Slack is also using the opportunity to tout its growth. It has 8 million daily active users (DAUs), and 70,000 paid teams, up from the 6 million DAUs and 50,000 paid teams it announced in September. Also in September, Slack said it was at $200 million in annual recurring revenue (ARR), though it doesn't have an updated figure to share today.

More money means more questions

All of that said, this funding round raises some questions for the future of Slack. 

This $7.1 billion valuation makes it that much more unlikely that Slack will get bought up by a big tech company. If Amazon, for example, were to revisit its reported interest in buying Slack, it would likely have to pay a big premium over that valuation to seal the deal. Even for a gigantic tech company like Amazon, that would be a hefty price tag. 

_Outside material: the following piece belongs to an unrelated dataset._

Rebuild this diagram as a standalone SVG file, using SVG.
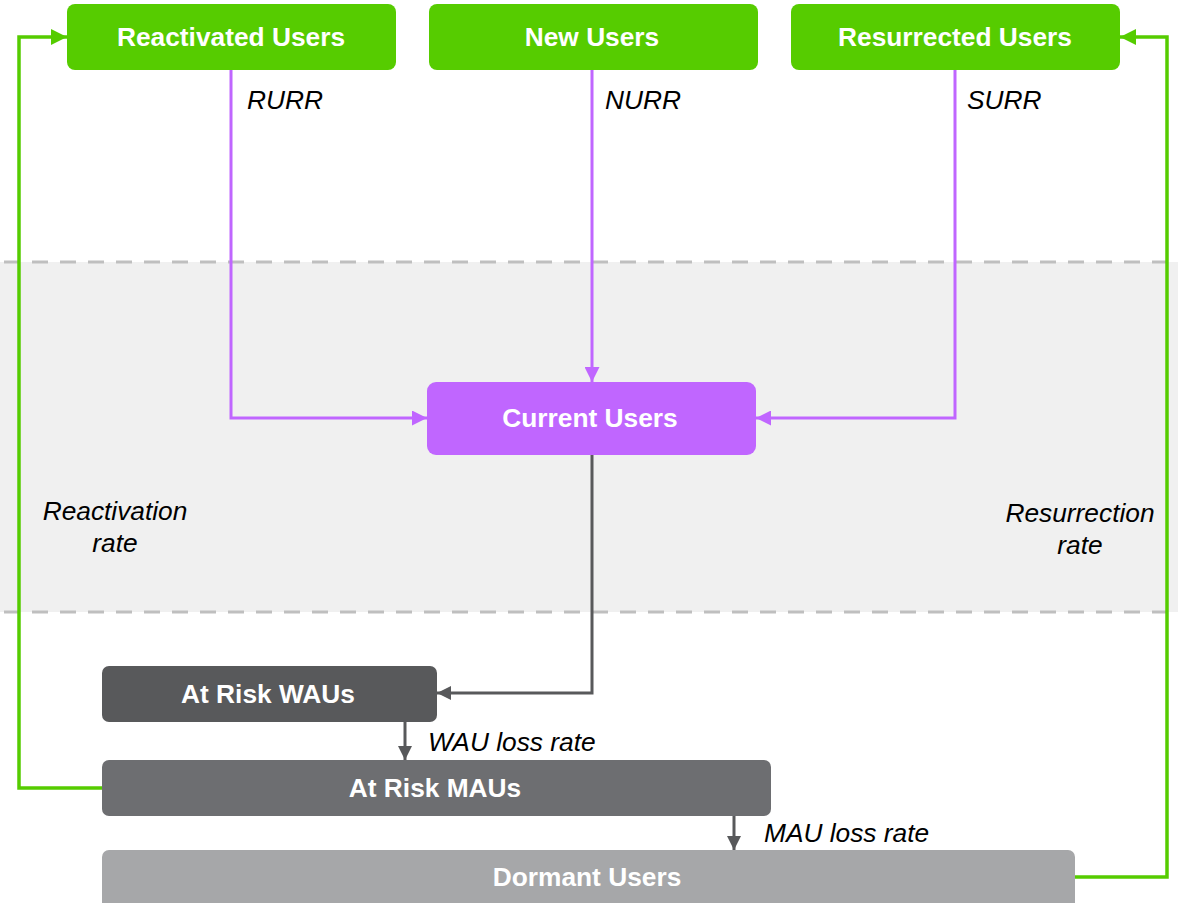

At the same time, Slack has so far played coy about a possible IPO, declining to announce any plans one way or the other. With so much money going into the startup, though, some kind of exit seems like it will have to come sooner rather than later.

And all the while, Slack is facing down the continued threat of Microsoft, whose Microsoft Teams product comes bundled with the mega-popular Office 365 productivity suite for businesses. While Slack has its fair share of super-fans and champions, Microsoft wields significant might in this market, and the startup has its work cut out for it. 

Microsoft hasn't taken this lying down, either, and has made moves to make Teams more competitive with Skype — most recently, launching a free version of Microsoft Teams to hook in smaller groups, and hopefully lure them to the paid version.

So while the ability to raise so much cash, so quickly, is a definite feather in the company's cap, it now falls on Slack to show the world that it can take on its much larger competitor...and win.